Friday, May 8, 2015

Hidden stories

Yet again, a good lesson about remaining open to the fact that everyone has dimensions of which you will remain unaware.

Richard Armitage has only ever been on my radar screen in the context of being the individual to have inadvertently divulged the information that Valerie Plame Wilson was a CIA desk agent, an event that became known as the Plame Affair. While the investigation of that event was a shameful exercise in partisan witch hunting which turned up nothing illegal but which did destroy one man's career without basis, I had no mental mark against Armitage other than as a character in that sad chapter.

But there is always more to a person than what get's highlighted.

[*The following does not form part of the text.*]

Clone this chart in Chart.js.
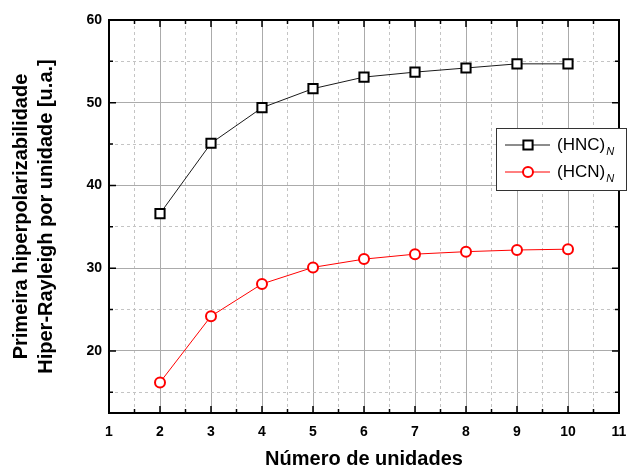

I was watching a two hour documentary last night on the Fall of Saigon, April 30, 1975. One of the speakers was Richard Armitage. Independent of his role in the Plame Affair, he played a commendable humanitarian role at the time of the Fall of Saigon. From the Wikipedia account.
Immediately prior to the fall of Saigon, he organized and led the removal of South Vietnamese naval assets and personnel from the country and out of the hands of the approaching North Vietnamese. Armitage told South Vietnamese naval officers to take their ships to a designated place in the ocean where they would be rescued by U.S. forces and their ships destroyed. When Armitage arrived at the designated location he found 30 South Vietnamese Navy ships and dozens of fishing boats and cargo ships with as many as 30,000 Vietnamese refugees.[8][9] With transportation options limited for removing the floating city, Armitage, aboard the destroyer escort USS Kirk, personally decided that humanity required him to lead the flotilla of ships over 1000 miles to shelter in Subic Bay, Philippines, in 1975. This went against the wishes of both the Philippine and American governments. Nevertheless, Armitage personally arranged for food and water to be delivered by the U.S. Defense Department before negotiating with both governments for permission to dock in Subic Bay.
An officer bucking direct orders goes against every grain of training, even if in pursuit of humanitarian welfare. I doubt he got a medal but he should have.